In times when every gesture seeks a witness, when effort seems valid only when it generates recognition, it is worth remembering something Jung intuited with meridian clarity: individuation is not a spectacle. It is a solitary process, often dark, that unfolds in the interstices of the visible.

The hero archetype is active in our culture as never before. We see it in the exaltation of those who reach the summit, in the narrative of constant overcoming, in the pressure to turn every minute of existence into a demonstrable victory. But every compulsive archetypal manifestation drags its shadow. And the shadow of the hero is particularly treacherous.

The hero's shadow is not failure, as one might suppose. It is the mirage that value resides in being seen. It is the secret dependence on the other's gaze to sustain one's own meaning. The brighter the person we show to the world becomes, the deeper the inner oscillation usually is, that swing between the euphoria of being recognized and the emptiness that follows when attention shifts elsewhere.

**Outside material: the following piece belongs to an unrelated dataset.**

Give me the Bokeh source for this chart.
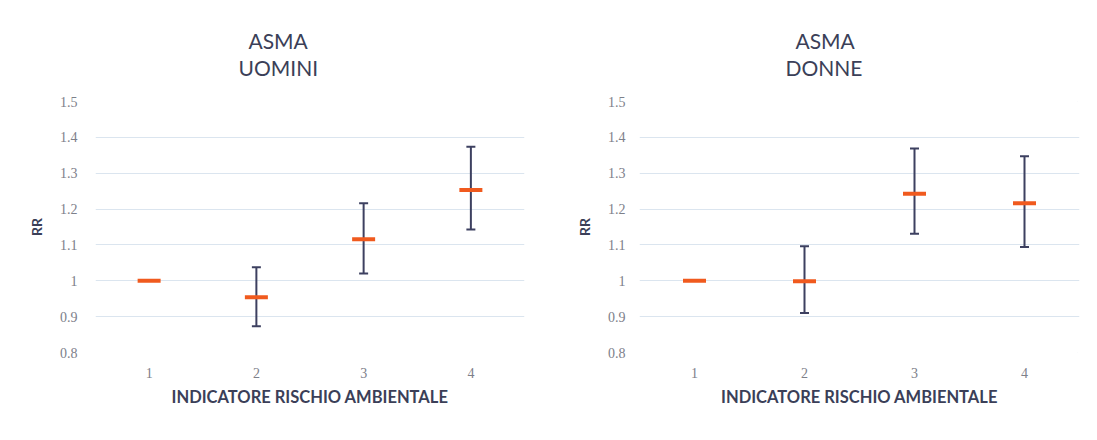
from bokeh.plotting import figure
from bokeh.models import ColumnDataSource, Whisker, Title, FixedTicker, Range1d
from bokeh.layouts import row
from bokeh.embed import file_html
from bokeh.resources import INLINE

categories = [1, 2, 3, 4]
y_ticks = [0.8, 0.9, 1.0, 1.1, 1.2, 1.3, 1.4, 1.5]
y_tick_labels = ["0.8", "0.9", "1", "1.1", "1.2", "1.3", "1.4", "1.5"]

men_rr = [1.0, 0.954, 1.116, 1.253]
men_low = [1.0, 0.873, 1.020, 1.143]
men_high = [1.0, 1.038, 1.216, 1.374]

women_rr = [1.0, 0.999, 1.243, 1.216]
women_low = [1.0, 0.910, 1.131, 1.094]
women_high = [1.0, 1.096, 1.369, 1.347]

TITLE_COLOR = "#3b3f58"
GRID_COLOR = "#dbe5ef"
TICK_COLOR = "#7d808a"
ERR_COLOR = "#3d4060"
MARK_COLOR = "#f05a1e"


def make_panel(title2, rr, low, high, width, b_left, b_right, b_top, b_bottom,
               spacer, off_top, off_bottom, y_stand):
    p = figure(width=width, height=424, output_backend="svg", toolbar_location=None,
               title=None,
               x_range=Range1d(0.5, 4.5), y_range=Range1d(0.8, 1.5),
               min_border_left=b_left, min_border_right=b_right,
               min_border_top=b_top, min_border_bottom=b_bottom,
               styles={"outline": "1px solid #e8ecf0", "outline-offset": "-3px"})
    p.outline_line_color = None
    p.background_fill_color = "white"
    p.border_fill_color = "white"
    p.xgrid.grid_line_color = None
    p.ygrid.grid_line_color = GRID_COLOR
    p.ygrid.grid_line_width = 1
    p.yaxis.ticker = FixedTicker(ticks=y_ticks)
    p.xaxis.ticker = FixedTicker(ticks=categories)
    p.yaxis.major_label_overrides = dict(zip(y_ticks, y_tick_labels))
    for ax in (p.xaxis, p.yaxis):
        ax.axis_line_color = None
        ax.major_tick_line_color = None
        ax.minor_tick_line_color = None
        ax.major_tick_out = 0
        ax.major_tick_in = 0
        ax.minor_tick_out = 0
        ax.minor_tick_in = 0
        ax.major_label_text_color = TICK_COLOR
        ax.major_label_text_font = "Liberation Serif"
        ax.major_label_text_font_size = "14px"
        ax.axis_label_text_color = TITLE_COLOR
        ax.axis_label_text_font = "Lato"
        ax.axis_label_text_font_style = "bold"
    p.yaxis.major_label_standoff = y_stand
    p.xaxis.major_label_standoff = 15
    p.xaxis.axis_label = "INDICATORE RISCHIO AMBIENTALE"
    p.xaxis.axis_label_text_font_size = "16.5px"
    p.xaxis.axis_label_standoff = 6
    p.yaxis.axis_label = "RR"
    p.yaxis.axis_label_text_font_size = "14px"
    p.yaxis.axis_label_standoff = 12

    src = ColumnDataSource(dict(x=categories, rr=rr, low=low, high=high))
    w = Whisker(base="x", lower="low", upper="high", source=src, dimension="height",
                line_color=ERR_COLOR, line_width=2)
    for head in (w.upper_head, w.lower_head):
        head.size = 9
        head.line_color = ERR_COLOR
        head.line_width = 2
    p.add_layout(w)
    p.scatter(x="x", y="rr", source=src, marker="dash", size=23, line_width=4,
              line_color=MARK_COLOR, fill_color=MARK_COLOR)

    # titles: spacer (closest to frame), second line, first line
    p.add_layout(Title(text=" ", text_font_size=spacer, standoff=0, align="left"), "above")
    p.add_layout(Title(text=title2, align="left", offset=off_bottom, standoff=0,
                       text_font="Lato", text_font_size="21px", text_font_style="normal",
                       text_color=TITLE_COLOR), "above")
    p.add_layout(Title(text="ASMA", align="left", offset=off_top, standoff=0,
                       text_font="Lato", text_font_size="21px", text_font_style="normal",
                       text_color=TITLE_COLOR), "above")
    return p


left = make_panel("UOMINI", men_rr, men_low, men_high, width=545,
                  b_left=95, b_right=21, b_top=97, b_bottom=72,
                  spacer="18px", off_top=153, off_bottom=143, y_stand=18)
right = make_panel("DONNE", women_rr, women_low, women_high, width=535,
                   b_left=94, b_right=1, b_top=101, b_bottom=69,
                   spacer="18px", off_top=156, off_bottom=146, y_stand=14)

layout = row(left, right)
open("out.html", "w").write(file_html(layout, INLINE))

Jung spoke of the Self as the regulating center of the psyche, a point of equilibrium that transcends the ego and its longings for greatness. The Self needs no audience. It does not compete. It does not accumulate symbolic medals. It simply is, and in that being lies a fullness that no external applause can add or take away.

The tragedy of our era is having confused overcoming with overexposure. We have learned to stage effort before having performed it. We share intention before action, preparation before result, and in that premature gesture we dilute something essential: the capacity to sustain the tension of invisible work.

That is where the psychic alchemy truly resides. Not in the moment of coronation, but in the preceding months when no one asks, when motivation wavers, when doubt settles in as a permanent tenant. Those days when the project seems absurd, when the goal distorts until it becomes unrecognizable, when the only thing left is a tacit promise made to oneself at some already forgotten moment.

The mythical hero descended into the underworld without a security camera recording his journey. The search for treasure, the rescue of what is valuable from the depths, occurred literally underground, in complete darkness. Jung interpreted these myths as maps of the individuation process: one must descend, one must get lost, one must confront what dwells in the dark regions of the psyche without any guarantee of triumphant return.

Our contemporary culture has inverted the myth. Now the descent only counts if it is documented. Darkness only makes sense if illuminated enough to generate engagement. We have turned the most intimate part of the heroic journey into consumable content, and in the process we have forgotten that real transformation requires periods of absolute opacity.

The pertinent question is not whether you will be seen in your effort. It is whether you would be able to continue if you knew with certainty that no one would ever look. Does action still have value when stripped of its performative dimension? Does meaning remain when recognition is impossible by definition?

If the answer is affirmative, you have touched something genuine. You have established contact with a motive that transcends the ego, a deeper current that requires no external validation. That is the Self operating through you, not as an identity to display but as a force that uses you to express itself.

Individuation is not a podium. It is a solitary walk through inhospitable terrain, where the only milestones are internal and often unintelligible to anyone else. Others' recognition may accompany the path, but it must never be its condition of possibility.

Ultimately, the true hero is not the one who conquers the world's attention. It is the one who persists when that attention is denied, when the reward is indefinitely delayed, when the only company is one's own shadow projected against the wall of a cave. There, in that radical solitude, is where the psyche performs its most important work. Not to be admired. Simply to be.